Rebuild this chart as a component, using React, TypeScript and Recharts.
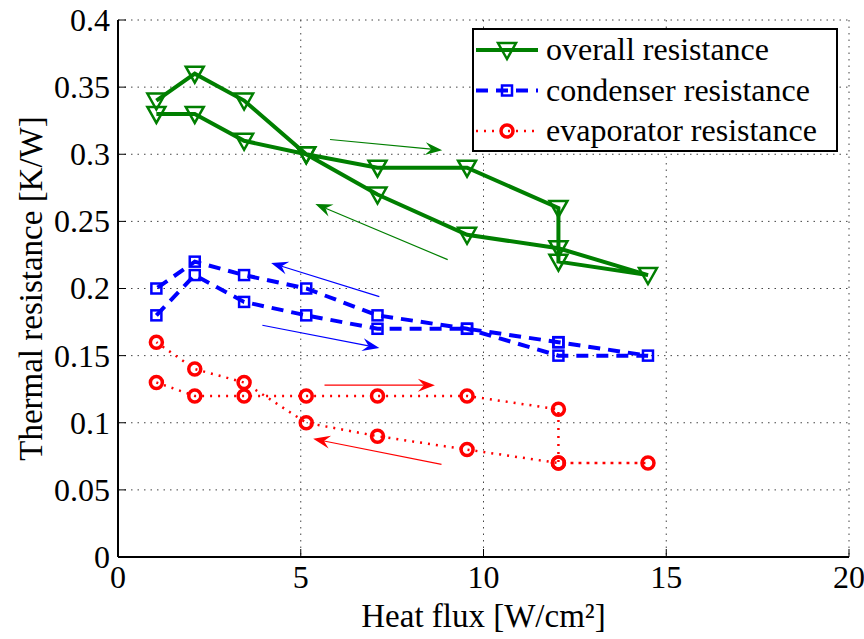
import { LineChart, Line, XAxis, YAxis, CartesianGrid, Legend, ReferenceLine } from 'recharts';

// heat flux sweep: up from ~1 to 14.5 W/cm², then back down
const heatFlux = [1.05, 2.1, 3.45, 5.15, 7.1, 9.55, 12.05, 12.05, 14.5, 12.05, 9.55, 7.1, 5.15, 3.45, 2.1, 1.05];
const overallRes = [0.33, 0.33, 0.31, 0.3, 0.29, 0.29, 0.26, 0.22, 0.21, 0.23, 0.24, 0.27, 0.3, 0.34, 0.36, 0.34];
const condenserRes = [0.18, 0.21, 0.19, 0.18, 0.17, 0.17, 0.16, 0.16, 0.15, 0.15, 0.17, 0.18, 0.2, 0.21, 0.22, 0.2];
const evaporatorRes = [0.13, 0.12, 0.12, 0.12, 0.12, 0.12, 0.11, 0.07, 0.07, 0.07, 0.08, 0.09, 0.1, 0.13, 0.14, 0.16];

const xTicks = [0, 5, 10, 15, 20];
const yTicks = [0, 0.05, 0.1, 0.15, 0.2, 0.25, 0.3, 0.35, 0.4];

// direction arrows [x1, y1, x2, y2] in data units
const overallArrows = [[5.8, 0.311, 8.87, 0.303], [9.02, 0.2215, 5.4, 0.263]];
const condenserArrows = [[7.15, 0.194, 4.19, 0.219], [3.95, 0.1726, 7.15, 0.1557]];
const evaporatorArrows = [[5.65, 0.128, 8.67, 0.128], [8.85, 0.069, 5.34, 0.088]];

const GREEN = '#007f00';
const BLUE = '#0000ff';
const RED = '#ff0000';
const FONT = 'Liberation Serif, Times New Roman, serif';
const txt = (size: number) => ({ fontFamily: FONT, fontSize: size, fill: '#000' });

const toPoints = (ys: number[]) => heatFlux.map((x, i) => ({ x, y: ys[i] }));

const TriDown = ({ cx, cy, color }: any) => (
  <polygon
    points={`${cx - 9},${cy - 7} ${cx + 9},${cy - 7} ${cx},${cy + 9}`}
    fill="none"
    stroke={color}
    strokeWidth={2.5}
  />
);
const Square = ({ cx, cy, color }: any) => (
  <rect x={cx - 5} y={cy - 5} width={10} height={10} fill="none" stroke={color} strokeWidth={2.5} />
);
const Ring = ({ cx, cy, color }: any) => (
  <circle cx={cx} cy={cy} r={6} fill="none" stroke={color} strokeWidth={3.5} />
);

const arrowShape = (color: string) => (props: any) => {
  const { x1, y1, x2, y2 } = props;
  const dx = x2 - x1;
  const dy = y2 - y1;
  const len = Math.sqrt(dx * dx + dy * dy) || 1;
  const ux = dx / len;
  const uy = dy / len;
  const px = -uy;
  const py = ux;
  const head = 17;
  const half = 6.5;
  const notch = 11;
  const pts = [
    [x2, y2],
    [x2 - ux * head + px * half, y2 - uy * head + py * half],
    [x2 - ux * notch, y2 - uy * notch],
    [x2 - ux * head - px * half, y2 - uy * head - py * half],
  ]
    .map((p) => p.join(','))
    .join(' ');
  return (
    <g>
      <line x1={x1} y1={y1} x2={x2 - ux * notch} y2={y2 - uy * notch} stroke={color} strokeWidth={1.2} />
      <polygon points={pts} fill={color} />
    </g>
  );
};

const XTick = (p: any) => (
  <text x={p.x} y={p.y} dy="0.72em" textAnchor="middle" style={txt(32)}>
    {p.payload.value}
  </text>
);
const YTick = (p: any) => (
  <text x={p.x} y={p.y} dy="0.34em" textAnchor="end" style={txt(32)}>
    {p.payload.value}
  </text>
);

const legendRows = [
  { label: 'overall resistance', color: GREEN, dash: undefined, width: 4, Marker: TriDown },
  { label: 'condenser resistance', color: BLUE, dash: '12 8', width: 4, Marker: Square },
  { label: 'evaporator resistance', color: RED, dash: '2 6', width: 2.5, Marker: Ring },
];

const LegendBox = () => (
  <svg width={366} height={124} style={{ display: 'block' }}>
    <rect x={1} y={1} width={364} height={122} fill="#fff" stroke="#000" strokeWidth={2} />
    {legendRows.map((r, i) => {
      const cy = 22 + i * 40.5;
      return (
        <g key={i}>
          <line x1={4} y1={cy} x2={66} y2={cy} stroke={r.color} strokeWidth={r.width} strokeDasharray={r.dash} />
          <r.Marker cx={35} cy={cy} color={r.color} />
          <text x={74} y={cy + 10} style={txt(32)}>
            {r.label}
          </text>
        </g>
      );
    })}
  </svg>
);

export default function App() {
  return (
    <div style={{ position: 'absolute', left: 0, top: 0, background: '#fff' }}>
      <LineChart width={864} height={639} margin={{ top: 20, right: 15, bottom: 0, left: 0 }}>
        <CartesianGrid stroke="#444" strokeDasharray="1.5 5" strokeWidth={1} />
        <XAxis
          dataKey="x"
          type="number"
          domain={[0, 20]}
          ticks={xTicks}
          height={82}
          tickSize={-8}
          tickMargin={16}
          tick={XTick}
          axisLine={{ stroke: '#000', strokeWidth: 2 }}
          tickLine={{ stroke: '#000', strokeWidth: 1 }}
          allowDataOverflow
          label={{
            value: 'Heat flux [W/cm²]',
            position: 'insideBottom',
            offset: 12,
            style: txt(33),
          }}
        />
        <XAxis
          xAxisId="top"
          orientation="top"
          type="number"
          domain={[0, 20]}
          ticks={xTicks}
          height={0}
          tickSize={-8}
          tickFormatter={() => ''}
          axisLine={{ stroke: '#000', strokeWidth: 1.5 }}
          tickLine={{ stroke: '#000', strokeWidth: 1 }}
        />
        <YAxis
          type="number"
          domain={[0, 0.4]}
          ticks={yTicks}
          width={118}
          tickSize={-8}
          tickMargin={16}
          tick={YTick}
          axisLine={{ stroke: '#000', strokeWidth: 2 }}
          tickLine={{ stroke: '#000', strokeWidth: 1 }}
          allowDataOverflow
          label={{
            value: 'Thermal resistance [K/W]',
            angle: -90,
            position: 'center',
            dx: -29,
            style: { ...txt(33), textAnchor: 'middle' },
          }}
        />
        <YAxis
          yAxisId="right"
          orientation="right"
          type="number"
          domain={[0, 0.4]}
          ticks={yTicks}
          width={0}
          tickSize={-8}
          tickFormatter={() => ''}
          axisLine={{ stroke: '#000', strokeWidth: 1.5 }}
          tickLine={{ stroke: '#000', strokeWidth: 1 }}
        />
        <Line
          data={toPoints(overallRes)}
          dataKey="y"
          name="overall resistance"
          stroke={GREEN}
          strokeWidth={4}
          isAnimationActive={false}
          dot={(p: any) => <TriDown key={`o${p.index}`} cx={p.cx} cy={p.cy} color={GREEN} />}
          activeDot={false}
        />
        <Line
          data={toPoints(condenserRes)}
          dataKey="y"
          name="condenser resistance"
          stroke={BLUE}
          strokeWidth={4}
          strokeDasharray="12 8"
          isAnimationActive={false}
          dot={(p: any) => <Square key={`c${p.index}`} cx={p.cx} cy={p.cy} color={BLUE} />}
          activeDot={false}
        />
        <Line
          data={toPoints(evaporatorRes)}
          dataKey="y"
          name="evaporator resistance"
          stroke={RED}
          strokeWidth={2.5}
          strokeDasharray="2 6"
          isAnimationActive={false}
          dot={(p: any) => <Ring key={`e${p.index}`} cx={p.cx} cy={p.cy} color={RED} />}
          activeDot={false}
        />
        {overallArrows.map((a, i) => (
          <ReferenceLine key={`ga${i}`} segment={[{ x: a[0], y: a[1] }, { x: a[2], y: a[3] }]} shape={arrowShape(GREEN)} />
        ))}
        {condenserArrows.map((a, i) => (
          <ReferenceLine key={`ba${i}`} segment={[{ x: a[0], y: a[1] }, { x: a[2], y: a[3] }]} shape={arrowShape(BLUE)} />
        ))}
        {evaporatorArrows.map((a, i) => (
          <ReferenceLine key={`ra${i}`} segment={[{ x: a[0], y: a[1] }, { x: a[2], y: a[3] }]} shape={arrowShape(RED)} />
        ))}
        <Legend
          layout="vertical"
          align="center"
          verticalAlign="middle"
          wrapperStyle={{ left: 472, top: 28, width: 366, height: 124 }}
          content={() => <LegendBox />}
        />
      </LineChart>
    </div>
  );
}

════

Extract, word for word, each line from the top of the data down to and including the line with "0.13, 0.14, 0.16];"; skip the pictures.

Rebuild this chart as a component, using React, TypeScript and Recharts.
import { LineChart, Line, XAxis, YAxis, CartesianGrid, Legend, ReferenceLine } from 'recharts';

// heat flux sweep: up from ~1 to 14.5 W/cm², then back down
const heatFlux = [1.05, 2.1, 3.45, 5.15, 7.1, 9.55, 12.05, 12.05, 14.5, 12.05, 9.55, 7.1, 5.15, 3.45, 2.1, 1.05];
const overallRes = [0.33, 0.33, 0.31, 0.3, 0.29, 0.29, 0.26, 0.22, 0.21, 0.23, 0.24, 0.27, 0.3, 0.34, 0.36, 0.34];
const condenserRes = [0.18, 0.21, 0.19, 0.18, 0.17, 0.17, 0.16, 0.16, 0.15, 0.15, 0.17, 0.18, 0.2, 0.21, 0.22, 0.2];
const evaporatorRes = [0.13, 0.12, 0.12, 0.12, 0.12, 0.12, 0.11, 0.07, 0.07, 0.07, 0.08, 0.09, 0.1, 0.13, 0.14, 0.16];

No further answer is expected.